At exactly fifteen minutes past eight in the morning, on August 6, 1945, Japanese time, at the moment when the atomic bomb flashed above Hiroshima, Miss Toshiko Sasaki, a clerk in the personnel department of the East Asia Tin Works, had just sat down at her place in the plant office and was turning her head to speak to the girl at the next desk. At that same moment, Dr. Masakazu Fujii was settling down cross-legged to read the Osaka Asahi on the porch of his private hospital, overhanging one of the seven deltaic rivers which divide Hiroshima; Mrs. Hatsuyo Nakamura, a tailor’s widow, stood by the window of her kitchen, watching a neighbor tearing down his house because it lay in the path of an air-raid-defense fire lane; Father Wilhelm Kleinsorge, a German priest of the Society of Jesus, reclined in his underwear on a cot on the top floor of his order’s three-story mission house, reading a Jesuit magazine, Stimmen der Zeit; Dr. Terufumi Sasaki, a young member of the surgical staff of the city’s large, modern Red Cross Hospital, walked along one of the hospital corridors with a blood specimen for a Wassermann test in his hand; and the Reverend Mr. Kiyoshi Tanimoto, pastor of the Hiroshima Methodist Church, paused at the door of a rich man’s house in Koi, the city’s western suburb, and prepared to unload a handcart full of things he had evacuated from town in fear of the massive B-29 raid which everyone expected Hiroshima to suffer. A hundred thousand people were killed by the atomic bomb, and these six were among the survivors. They still wonder why they lived when so many others died. Each of them counts many small items of chance or volition—a step taken in time, a decision to go indoors, catching one streetcar instead of the next—that spared him. And now each knows that in the act of survival he lived a dozen lives and saw more death than he ever thought he would see. At the time, none of them knew anything.
—
Kakidashi Hiroshima itu sebenarnya biasa saja. Seperti laiknya berita di koran sore Amerika. Panjang. Dengan deskripsi yang apik. Namun tak ada yang berlebihan di sana. Tak ada pula kalimat yang benar-benar mencolok sehingga bikin mata pembaca melekat.

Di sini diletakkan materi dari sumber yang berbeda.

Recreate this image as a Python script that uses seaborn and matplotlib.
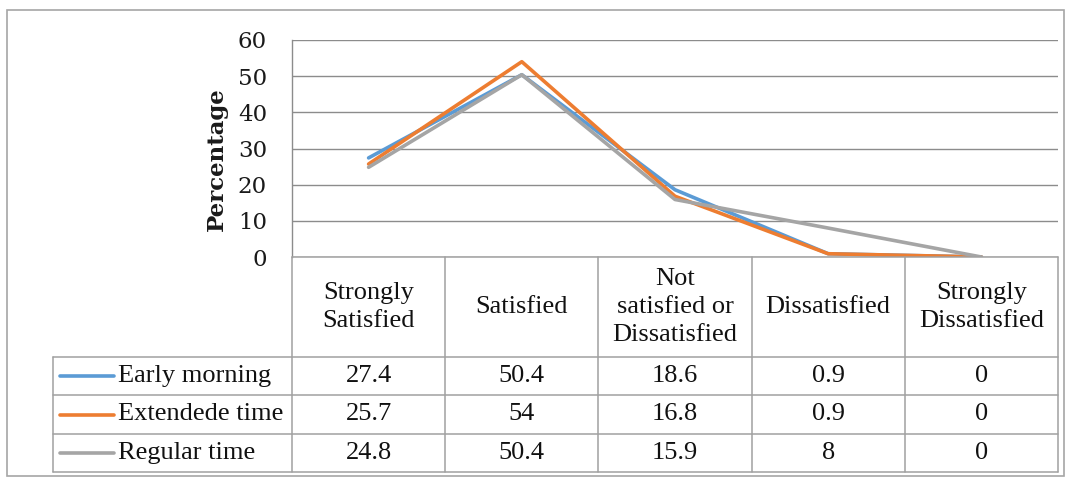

Hiroshima dikerjakan oleh John Hersey pada 1945, dan diterbitkan pada Agustus 1946 di majalah The New Yorker. Saking istimewanya –dan juga panjang– Hiroshima menjadi satu-satunya tulisan di edisi New Yorker itu. Sekitar dua bulan setelah terbit di New Yorker, Hiroshima dicetak dalam bentuk buku. Laris manis. Terjual jutaan kopi. Masih dibaca hingga sekarang. Karya itu kerap disebut sebagai naskah jurnalistik terbaik sepanjang masa.
Kemarin sore, seperti biasa, saya dan Rani mengerjakan ritual sehabis gajian. Ia pergi cuci mata. Sekalian membeli kado di mall Blok M. Saya berkeliling Blok M Square untuk cari buku bekas. Di sebuah kios, mata menumbuk Hiroshima terbitan Vintage. Saya menawar.

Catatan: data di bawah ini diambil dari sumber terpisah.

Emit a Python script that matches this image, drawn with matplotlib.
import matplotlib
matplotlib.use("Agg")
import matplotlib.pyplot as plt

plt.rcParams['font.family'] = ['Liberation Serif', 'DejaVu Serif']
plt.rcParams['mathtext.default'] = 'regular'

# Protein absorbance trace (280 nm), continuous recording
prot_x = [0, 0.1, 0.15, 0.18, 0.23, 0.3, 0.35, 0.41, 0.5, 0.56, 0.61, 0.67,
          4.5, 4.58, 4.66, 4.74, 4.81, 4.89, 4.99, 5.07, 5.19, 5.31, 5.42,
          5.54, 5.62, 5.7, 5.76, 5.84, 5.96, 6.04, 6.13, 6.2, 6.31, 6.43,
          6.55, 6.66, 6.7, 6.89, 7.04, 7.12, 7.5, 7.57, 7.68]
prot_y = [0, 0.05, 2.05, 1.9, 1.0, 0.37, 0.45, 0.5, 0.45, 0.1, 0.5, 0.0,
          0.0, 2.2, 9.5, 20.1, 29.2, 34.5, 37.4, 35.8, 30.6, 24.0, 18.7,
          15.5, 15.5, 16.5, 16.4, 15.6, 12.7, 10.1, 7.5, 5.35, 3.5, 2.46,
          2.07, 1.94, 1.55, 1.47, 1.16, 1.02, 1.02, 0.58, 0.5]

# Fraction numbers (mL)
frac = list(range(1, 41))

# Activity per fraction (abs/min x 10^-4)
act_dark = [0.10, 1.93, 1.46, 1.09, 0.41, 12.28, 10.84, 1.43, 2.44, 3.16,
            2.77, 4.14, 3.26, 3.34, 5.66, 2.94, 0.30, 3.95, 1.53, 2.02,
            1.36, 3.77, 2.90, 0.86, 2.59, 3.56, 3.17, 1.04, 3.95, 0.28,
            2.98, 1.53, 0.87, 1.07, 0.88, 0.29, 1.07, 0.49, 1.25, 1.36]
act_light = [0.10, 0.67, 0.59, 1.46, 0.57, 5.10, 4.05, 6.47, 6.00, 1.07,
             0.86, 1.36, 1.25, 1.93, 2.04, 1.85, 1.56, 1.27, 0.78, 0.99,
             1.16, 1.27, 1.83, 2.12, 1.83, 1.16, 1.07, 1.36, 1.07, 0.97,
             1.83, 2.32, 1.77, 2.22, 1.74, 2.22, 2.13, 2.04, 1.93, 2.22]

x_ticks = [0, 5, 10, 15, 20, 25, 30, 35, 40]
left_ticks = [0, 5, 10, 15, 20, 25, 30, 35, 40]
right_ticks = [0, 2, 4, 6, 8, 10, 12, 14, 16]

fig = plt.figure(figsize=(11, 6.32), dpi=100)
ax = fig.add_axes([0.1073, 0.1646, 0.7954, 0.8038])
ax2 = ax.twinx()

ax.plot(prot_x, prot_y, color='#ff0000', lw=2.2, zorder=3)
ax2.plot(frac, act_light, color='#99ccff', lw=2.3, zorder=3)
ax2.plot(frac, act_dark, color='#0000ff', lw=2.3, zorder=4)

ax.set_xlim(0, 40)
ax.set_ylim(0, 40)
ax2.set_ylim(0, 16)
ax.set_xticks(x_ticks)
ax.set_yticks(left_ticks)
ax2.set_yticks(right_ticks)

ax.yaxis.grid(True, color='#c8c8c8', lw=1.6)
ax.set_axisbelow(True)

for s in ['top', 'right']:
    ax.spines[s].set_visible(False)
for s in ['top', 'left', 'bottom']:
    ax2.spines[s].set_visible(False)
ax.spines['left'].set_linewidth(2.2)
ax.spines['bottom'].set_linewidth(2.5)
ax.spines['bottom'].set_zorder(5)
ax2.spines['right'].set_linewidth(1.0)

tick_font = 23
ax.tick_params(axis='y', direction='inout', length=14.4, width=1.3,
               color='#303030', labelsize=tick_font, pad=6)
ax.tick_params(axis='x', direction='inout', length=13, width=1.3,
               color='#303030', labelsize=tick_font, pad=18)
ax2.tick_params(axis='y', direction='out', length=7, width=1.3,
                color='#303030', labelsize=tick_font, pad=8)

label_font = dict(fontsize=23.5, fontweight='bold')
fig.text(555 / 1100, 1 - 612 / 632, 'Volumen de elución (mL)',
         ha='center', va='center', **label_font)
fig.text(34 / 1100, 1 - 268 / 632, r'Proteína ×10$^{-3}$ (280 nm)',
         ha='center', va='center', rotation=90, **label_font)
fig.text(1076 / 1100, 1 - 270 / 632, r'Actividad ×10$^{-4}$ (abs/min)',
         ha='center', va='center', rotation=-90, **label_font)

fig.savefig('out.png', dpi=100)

“45 ribu,” kata si penjual.
“15 ribu aja lah. Tipis gini.”
Tebakan saya, sang penjual tak tahu Hersey. Saya menambahkan kalimat provokasi yang biasanya selalu berhasil kalau menawar buku.
“Nemunya di bawah ini. Keselip. Gak bakal ada yang beli dah.”

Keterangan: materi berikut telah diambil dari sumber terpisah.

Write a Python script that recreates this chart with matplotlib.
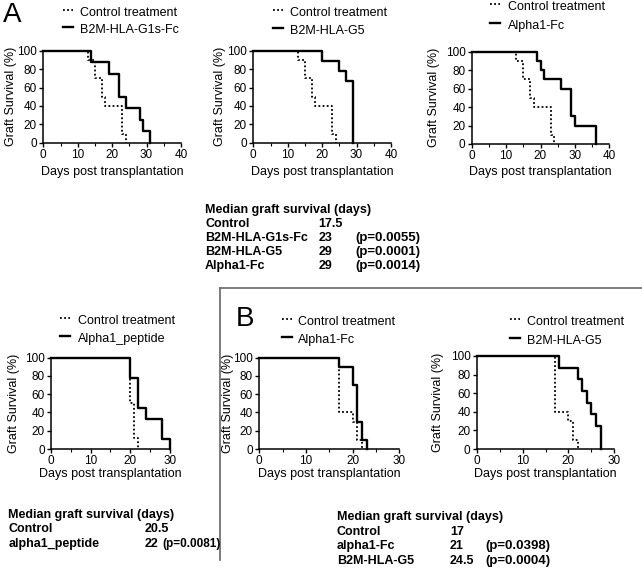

Sang penjual setuju. Saya keluarkan tiga lembar lima ribuan. Lucunya, di toko yang sama, saya menemukan Hiroshima versi Bahasa Indonesia. Saya sudah punya. Tapi ingin beli lagi untuk diberikan entah pada siapa. Saya coba tawar.
“Samain ya, 15 ribu?”
“Wah jangan, buku terkenal itu. 40 ribu dah.”
Saya nyengir. Batal beli, tentu saja.
Malam itu kami pungkasi dengan bersantap di penyetan Bu Kris, di bilangan Fatmawati. Di Surabaya, tempat asalnya, kedai ini bisa dibilang legendaris. Cabangnya ada di mana-mana. Saya memesan bakso goreng penyet. Rani pesan garang asem daging. Sambalnya, seperti biasa, nonjok dan mengoyak lidah. Garang asemnya kuat rasa kecap. Gelap dan manis. Malah ada seperti jejak kluwak. Nyaris mirip rawon.